I have a system of two bivariate polynomials of degree 3 and would like to find its roots. With the help of resultants I project the system first at x-axis, then at y-axis, thus obtaining two univariate polynomial of degree 9 (Bezout's theorem). I know how to find the roots (or more precisely: the isolating intervals) of a univariate polynomial with arbitrary precision but I dont know how to make sure ("to certify") that a root of the first polynomial is also a root of the second polynomial.
How to find such pairs of intervals of these two univariate polynomials that will surely be also the roots of the original polynomial system?
First, you do not simply want to compare roots of univariate polynomials $f$ and $g$. For this task, you first determine isolating intervals for the roots of $f$ and $g$ and check whether they overlap. If no, the roots are distinct; otherwise compute $h = \operatorname{gcd}(f,g)$ and check the sign of (the square-free part of) $h$ at the endpoints of the intersection of the isolating intervals. If the signs are different, the corresponding roots of $f$ and $g$ are identical.

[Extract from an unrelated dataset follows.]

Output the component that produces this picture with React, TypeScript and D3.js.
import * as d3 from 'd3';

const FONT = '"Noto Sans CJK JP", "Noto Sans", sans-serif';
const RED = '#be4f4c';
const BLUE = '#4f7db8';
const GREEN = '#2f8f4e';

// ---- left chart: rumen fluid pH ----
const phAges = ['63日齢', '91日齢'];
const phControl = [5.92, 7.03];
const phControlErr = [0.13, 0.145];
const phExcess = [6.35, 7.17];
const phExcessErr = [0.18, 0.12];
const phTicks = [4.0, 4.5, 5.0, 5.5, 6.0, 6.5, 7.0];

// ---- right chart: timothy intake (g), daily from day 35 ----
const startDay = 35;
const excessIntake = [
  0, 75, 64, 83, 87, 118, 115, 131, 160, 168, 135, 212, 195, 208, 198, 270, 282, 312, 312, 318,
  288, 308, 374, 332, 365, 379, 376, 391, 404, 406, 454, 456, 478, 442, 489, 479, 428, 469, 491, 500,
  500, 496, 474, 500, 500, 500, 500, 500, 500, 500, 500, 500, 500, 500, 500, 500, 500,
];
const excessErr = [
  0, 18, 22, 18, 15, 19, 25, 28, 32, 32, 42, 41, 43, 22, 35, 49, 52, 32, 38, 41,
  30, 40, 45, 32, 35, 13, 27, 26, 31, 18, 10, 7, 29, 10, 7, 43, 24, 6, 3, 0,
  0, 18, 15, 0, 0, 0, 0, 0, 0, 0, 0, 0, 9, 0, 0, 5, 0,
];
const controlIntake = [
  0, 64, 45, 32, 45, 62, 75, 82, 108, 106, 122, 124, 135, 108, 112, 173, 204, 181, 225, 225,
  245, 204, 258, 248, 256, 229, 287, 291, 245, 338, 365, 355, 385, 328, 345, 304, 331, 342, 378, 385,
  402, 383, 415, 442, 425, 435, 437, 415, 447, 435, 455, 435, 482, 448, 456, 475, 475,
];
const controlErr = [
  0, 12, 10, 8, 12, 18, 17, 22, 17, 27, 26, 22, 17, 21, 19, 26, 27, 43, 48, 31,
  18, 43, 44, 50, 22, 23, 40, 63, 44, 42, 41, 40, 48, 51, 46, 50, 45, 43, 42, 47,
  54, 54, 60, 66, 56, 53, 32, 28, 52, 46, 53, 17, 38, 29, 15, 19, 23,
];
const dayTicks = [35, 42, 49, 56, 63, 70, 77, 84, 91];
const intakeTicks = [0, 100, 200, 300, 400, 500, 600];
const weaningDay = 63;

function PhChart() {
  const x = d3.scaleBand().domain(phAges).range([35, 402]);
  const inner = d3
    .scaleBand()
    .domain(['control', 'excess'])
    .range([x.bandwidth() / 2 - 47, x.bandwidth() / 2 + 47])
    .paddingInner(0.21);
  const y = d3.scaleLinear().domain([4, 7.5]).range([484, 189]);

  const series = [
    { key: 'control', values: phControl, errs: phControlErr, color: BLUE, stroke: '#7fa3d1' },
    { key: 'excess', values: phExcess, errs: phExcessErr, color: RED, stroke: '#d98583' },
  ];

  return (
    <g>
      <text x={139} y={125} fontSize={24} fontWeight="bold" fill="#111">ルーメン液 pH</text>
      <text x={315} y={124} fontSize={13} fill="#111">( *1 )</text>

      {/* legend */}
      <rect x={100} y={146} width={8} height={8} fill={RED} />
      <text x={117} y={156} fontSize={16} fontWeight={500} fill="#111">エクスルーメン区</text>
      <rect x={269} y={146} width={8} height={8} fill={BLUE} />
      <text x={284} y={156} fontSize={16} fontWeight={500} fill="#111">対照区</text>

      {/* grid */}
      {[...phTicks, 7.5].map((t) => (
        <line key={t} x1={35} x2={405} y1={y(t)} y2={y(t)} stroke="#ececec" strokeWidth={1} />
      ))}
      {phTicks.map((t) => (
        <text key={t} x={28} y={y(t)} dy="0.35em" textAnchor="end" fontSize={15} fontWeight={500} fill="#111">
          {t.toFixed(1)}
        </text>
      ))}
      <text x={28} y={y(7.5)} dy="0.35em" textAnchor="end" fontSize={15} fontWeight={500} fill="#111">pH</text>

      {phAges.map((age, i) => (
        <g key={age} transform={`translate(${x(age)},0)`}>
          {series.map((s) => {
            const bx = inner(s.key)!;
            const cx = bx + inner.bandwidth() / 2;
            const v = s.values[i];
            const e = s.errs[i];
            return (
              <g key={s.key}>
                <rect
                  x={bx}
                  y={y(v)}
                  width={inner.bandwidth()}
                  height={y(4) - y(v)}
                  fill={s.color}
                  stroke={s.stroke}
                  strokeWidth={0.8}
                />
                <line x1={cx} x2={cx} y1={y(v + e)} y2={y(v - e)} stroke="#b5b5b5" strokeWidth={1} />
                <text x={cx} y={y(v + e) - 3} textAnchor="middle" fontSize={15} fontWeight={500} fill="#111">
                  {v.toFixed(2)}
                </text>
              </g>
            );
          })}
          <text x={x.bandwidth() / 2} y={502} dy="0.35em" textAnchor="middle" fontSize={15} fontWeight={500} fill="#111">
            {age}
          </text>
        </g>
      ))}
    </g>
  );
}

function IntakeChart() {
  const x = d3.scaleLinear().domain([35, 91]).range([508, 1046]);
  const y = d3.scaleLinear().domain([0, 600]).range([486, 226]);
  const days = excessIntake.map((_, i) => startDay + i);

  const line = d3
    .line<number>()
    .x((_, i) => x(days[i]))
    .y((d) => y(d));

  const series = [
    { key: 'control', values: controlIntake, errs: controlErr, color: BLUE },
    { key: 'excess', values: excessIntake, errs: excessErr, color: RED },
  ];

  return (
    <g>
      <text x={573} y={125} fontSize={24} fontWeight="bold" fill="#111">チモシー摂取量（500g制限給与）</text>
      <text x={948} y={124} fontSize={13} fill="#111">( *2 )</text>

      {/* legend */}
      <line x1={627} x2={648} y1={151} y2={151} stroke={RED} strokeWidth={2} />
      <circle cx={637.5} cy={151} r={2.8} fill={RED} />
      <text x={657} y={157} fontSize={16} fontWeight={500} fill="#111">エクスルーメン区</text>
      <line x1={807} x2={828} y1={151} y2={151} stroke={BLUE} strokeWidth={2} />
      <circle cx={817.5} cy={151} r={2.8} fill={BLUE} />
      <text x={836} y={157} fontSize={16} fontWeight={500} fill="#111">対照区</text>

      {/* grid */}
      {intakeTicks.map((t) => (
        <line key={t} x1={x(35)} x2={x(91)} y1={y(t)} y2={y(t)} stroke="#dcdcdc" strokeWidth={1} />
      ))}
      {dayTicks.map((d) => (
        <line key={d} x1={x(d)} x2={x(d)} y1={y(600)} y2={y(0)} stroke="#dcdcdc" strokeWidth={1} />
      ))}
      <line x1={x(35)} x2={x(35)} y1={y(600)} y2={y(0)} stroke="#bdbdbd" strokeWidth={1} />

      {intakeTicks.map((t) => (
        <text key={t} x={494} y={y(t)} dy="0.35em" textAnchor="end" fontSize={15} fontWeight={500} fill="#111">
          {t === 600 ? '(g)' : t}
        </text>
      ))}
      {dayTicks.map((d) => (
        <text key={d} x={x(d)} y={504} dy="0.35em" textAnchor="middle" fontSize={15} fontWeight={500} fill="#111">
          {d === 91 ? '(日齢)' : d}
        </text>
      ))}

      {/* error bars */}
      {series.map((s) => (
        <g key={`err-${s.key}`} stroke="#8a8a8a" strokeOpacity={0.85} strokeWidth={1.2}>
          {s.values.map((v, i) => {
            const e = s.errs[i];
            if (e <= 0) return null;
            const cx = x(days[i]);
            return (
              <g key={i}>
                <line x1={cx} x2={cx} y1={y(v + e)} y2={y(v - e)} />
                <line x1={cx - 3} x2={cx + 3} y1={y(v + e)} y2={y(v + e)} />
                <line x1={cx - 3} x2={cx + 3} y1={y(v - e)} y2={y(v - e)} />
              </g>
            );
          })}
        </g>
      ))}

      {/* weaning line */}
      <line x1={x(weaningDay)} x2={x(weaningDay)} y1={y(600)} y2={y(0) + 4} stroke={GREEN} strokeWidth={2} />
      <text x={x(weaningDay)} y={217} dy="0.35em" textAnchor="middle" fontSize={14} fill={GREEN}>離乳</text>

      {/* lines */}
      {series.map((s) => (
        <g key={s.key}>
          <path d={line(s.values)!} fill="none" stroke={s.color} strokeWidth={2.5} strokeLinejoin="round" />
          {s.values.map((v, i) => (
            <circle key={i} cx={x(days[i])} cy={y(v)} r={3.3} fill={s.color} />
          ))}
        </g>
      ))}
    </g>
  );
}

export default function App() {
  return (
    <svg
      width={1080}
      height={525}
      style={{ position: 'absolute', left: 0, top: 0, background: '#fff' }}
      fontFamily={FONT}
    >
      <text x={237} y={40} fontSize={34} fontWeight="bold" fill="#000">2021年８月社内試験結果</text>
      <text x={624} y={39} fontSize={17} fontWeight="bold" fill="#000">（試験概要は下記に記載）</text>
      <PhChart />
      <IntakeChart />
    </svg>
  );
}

For certifying solutions of the bivariate system (say, $F = G = 0$), however, it will not suffice to compare roots of the resultant polynomials. In your example, you can determine the nine projections on the x-axis and nine on the y-axis; but this leaves you with a grid of 81 candidate solutions for the system. You will eventually be able to discard the non-solutions using interval arithmetic, if you refine the isolating intervals of the resultants sufficiently well: it will turn out that, for a non-solution, either $F \ne 0$ or $G \ne 0$. If you know a priori that the system is in generic position (that is, you have no solutions with higher multiplicity, such as tangential intersections between the algebraic curves described by the bivariate polynomials), and all solutions are real (or you work over the complex numbers), this could suffice.

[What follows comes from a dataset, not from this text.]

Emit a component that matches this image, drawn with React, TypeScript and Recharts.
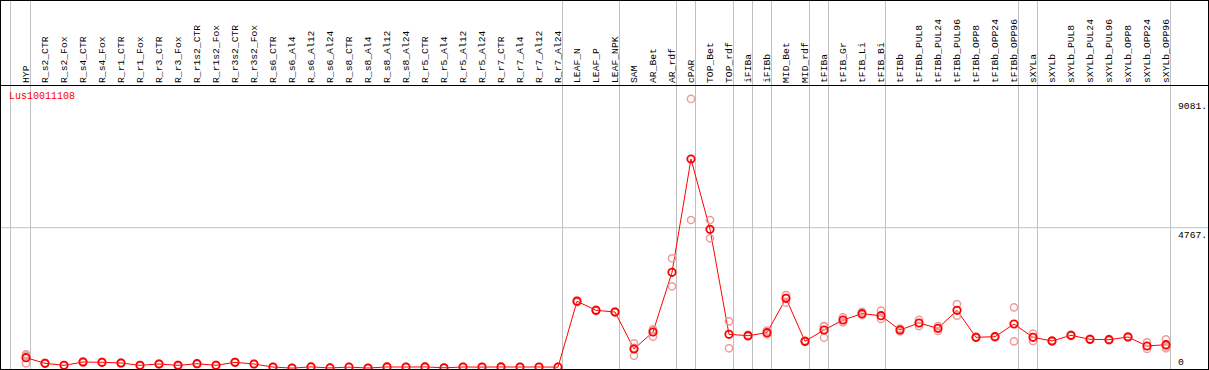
import React from "react";
import {
  ComposedChart,
  Line,
  Scatter,
  XAxis,
  YAxis,
  ReferenceLine,
} from "recharts";

const geneName = "Lus10011108";

const categories = [
  "HYP", "R_s2_CTR", "R_s2_Fox", "R_s4_CTR", "R_s4_Fox", "R_r1_CTR", "R_r1_Fox",
  "R_r3_CTR", "R_r3_Fox", "R_r1s2_CTR", "R_r1s2_Fox", "R_r3s2_CTR", "R_r3s2_Fox",
  "R_s6_CTR", "R_s6_Al4", "R_s6_Al12", "R_s6_Al24", "R_s8_CTR", "R_s8_Al4",
  "R_s8_Al12", "R_s8_Al24", "R_r5_CTR", "R_r5_Al4", "R_r5_Al12", "R_r5_Al24",
  "R_r7_CTR", "R_r7_Al4", "R_r7_Al12", "R_r7_Al24", "LEAF_N", "LEAF_P",
  "LEAF_NPK", "SAM", "AR_Bet", "AR_rdf", "cPAR", "TOP_Bet", "TOP_rdf", "iFIBa",
  "iFIBb", "MID_Bet", "MID_rdf", "tFIBa", "tFIB_Gr", "tFIB_Li", "tFIB_Bi",
  "tFIBb", "tFIBb_PUL8", "tFIBb_PUL24", "tFIBb_PUL96", "tFIBb_OPP8",
  "tFIBb_OPP24", "tFIBb_OPP96", "sXYLa", "sXYLb", "sXYLb_PUL8", "sXYLb_PUL24",
  "sXYLb_PUL96", "sXYLb_OPP8", "sXYLb_OPP24", "sXYLb_OPP96",
];

const meanValues = [
  412, 224, 157, 268, 258, 235, 157, 201, 157, 211, 157, 258, 201,
  98, 64, 104, 70, 96, 66, 102, 99, 103, 75, 100, 97, 102, 99, 101, 96,
  2302, 2000, 1943, 704, 1273, 3273, 7069, 4714, 1196, 1149, 1250, 2402, 961,
  1340, 1675, 1886, 1819, 1340, 1575, 1396, 2000, 1095, 1116, 1541,
  1095, 972, 1162, 1028, 1015, 1106, 804, 848,
];

const replicateValues = [
  [526, 224, 486], [240, 208], [150, 165], [290, 246], [270, 246], [250, 220],
  [165, 150], [215, 188], [175, 140], [225, 198], [170, 145], [270, 246], [210, 192],
  [106, 90], [72, 56], [112, 96], [78, 62], [104, 88], [74, 58], [110, 94],
  [107, 91], [111, 95], [83, 67], [108, 92], [105, 89], [110, 94], [107, 91],
  [109, 93], [104, 88],
  [2330, 2275], [2020, 1980], [1960, 1925], [894, 479, 739], [1364, 1116, 1340],
  [3742, 2804], [9081, 5025], [5025, 4412], [1631, 727], [1175, 1125], [1317, 1196],
  [2513, 2255], [985, 940], [1474, 1082, 1464], [1765, 1598], [1950, 1840],
  [1987, 1709], [1390, 1290], [1680, 1470], [1307, 1470], [2211, 1819],
  [1110, 1080], [1130, 1100], [2100, 961], [1216, 972], [990, 955], [1180, 1145],
  [1045, 1010], [1035, 995], [1125, 1090], [928, 704], [1028, 727, 790],
];

// y-axis labels shown on the right
const tickValues = [0, 4767, 9081];

// category index after which a group separator is drawn
const groupBreaks = [0, 28, 31, 34, 35, 37, 38, 39, 41, 42, 45, 52, 53, 60];

const chartData = categories.map((name, i) => ({ x: i, name, mean: meanValues[i] }));
const replicateData = replicateValues.flatMap((reps, i) =>
  reps.map((v) => ({ x: i, rep: v }))
);

const MONO = "'Liberation Mono', 'DejaVu Sans Mono', monospace";

const CategoryTick = (props: any) => {
  const { x, payload } = props;
  return (
    <text
      transform={`translate(${Math.round(x) + 3},83) rotate(-90)`}
      textAnchor="start"
      fontFamily={MONO}
      fontSize={9.7}
      fill="#000"
    >
      {categories[payload.value]}
    </text>
  );
};

const ValueTick = (props: any) => {
  const { y, payload } = props;
  const v = payload.value;
  return (
    <text
      x={1178}
      y={Math.min(y + 10, 365)}
      fontFamily={MONO}
      fontSize={9.7}
      fill="#000"
    >
      {v === 0 ? "0" : `${v}.`}
    </text>
  );
};

const MeanDot = (props: any) => (
  <circle
    key={`m-${props.index}`}
    cx={props.cx}
    cy={props.cy}
    r={3.7}
    fill="none"
    stroke="#ff0000"
    strokeWidth={1.8}
  />
);

const RepDot = (props: any) => (
  <circle
    cx={props.cx}
    cy={props.cy}
    r={3.6}
    fill="none"
    stroke="#f09a9a"
    strokeWidth={1.5}
  />
);

export default function App() {
  return (
    <div style={{ position: "relative", width: 1209, height: 370, background: "#fff" }}>
      <style>{"body{margin:0}"}</style>
      <ComposedChart
        width={1209}
        height={370}
        data={chartData}
        margin={{ top: 0, right: 0, bottom: 0, left: 0 }}
      >
        <XAxis
          dataKey="x"
          type="number"
          orientation="top"
          mirror
          height={30}
          domain={[-26 / 19, 1183 / 19]}
          allowDataOverflow
          ticks={categories.map((_, i) => i)}
          interval={0}
          tick={CategoryTick}
          axisLine={false}
          tickLine={false}
        />
        <YAxis
          type="number"
          orientation="right"
          mirror
          width={40}
          domain={[0, 12395]}
          allowDataOverflow
          ticks={tickValues}
          interval={0}
          tick={ValueTick}
          axisLine={false}
          tickLine={false}
        />
        <ReferenceLine x={-15.5 / 19} stroke="#c0c0c0" strokeWidth={1} />
        {groupBreaks.map((b) => (
          <ReferenceLine key={b} x={b + 4.5 / 19} stroke="#c0c0c0" strokeWidth={1} />
        ))}
        <ReferenceLine y={4767} stroke="#c0c0c0" strokeWidth={1} />
        <Scatter
          data={replicateData}
          dataKey="rep"
          shape={RepDot}
          isAnimationActive={false}
        />
        <Line
          type="linear"
          dataKey="mean"
          stroke="#ff0000"
          strokeWidth={1}
          dot={MeanDot}
          activeDot={false}
          isAnimationActive={false}
        />
      </ComposedChart>
      <div
        style={{
          position: "absolute",
          left: 9,
          top: 91,
          fontFamily: MONO,
          fontSize: 10,
          lineHeight: "11px",
          color: "#ff0000",
        }}
      >
        {geneName}
      </div>
      <div
        style={{
          position: "absolute",
          left: 0,
          top: 85,
          width: 1209,
          height: 1,
          background: "#000",
        }}
      />
      <div
        style={{
          position: "absolute",
          inset: 0,
          border: "1px solid #000",
          boxSizing: "border-box",
          pointerEvents: "none",
        }}
      />
    </div>
  );
}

Otherwise, you need to work harder to derive a certificate / stop condition / termination criterion for the actual solutions. This is non-trivial, and the key point of research on the Cylindrical Algebraic Decomposition (CAD) method. For the current state-of-the-art algorithm in that sector as well as references, have a look at On the complexity of computing with planar algebraic curves (disclaimer: I'm one of the authors).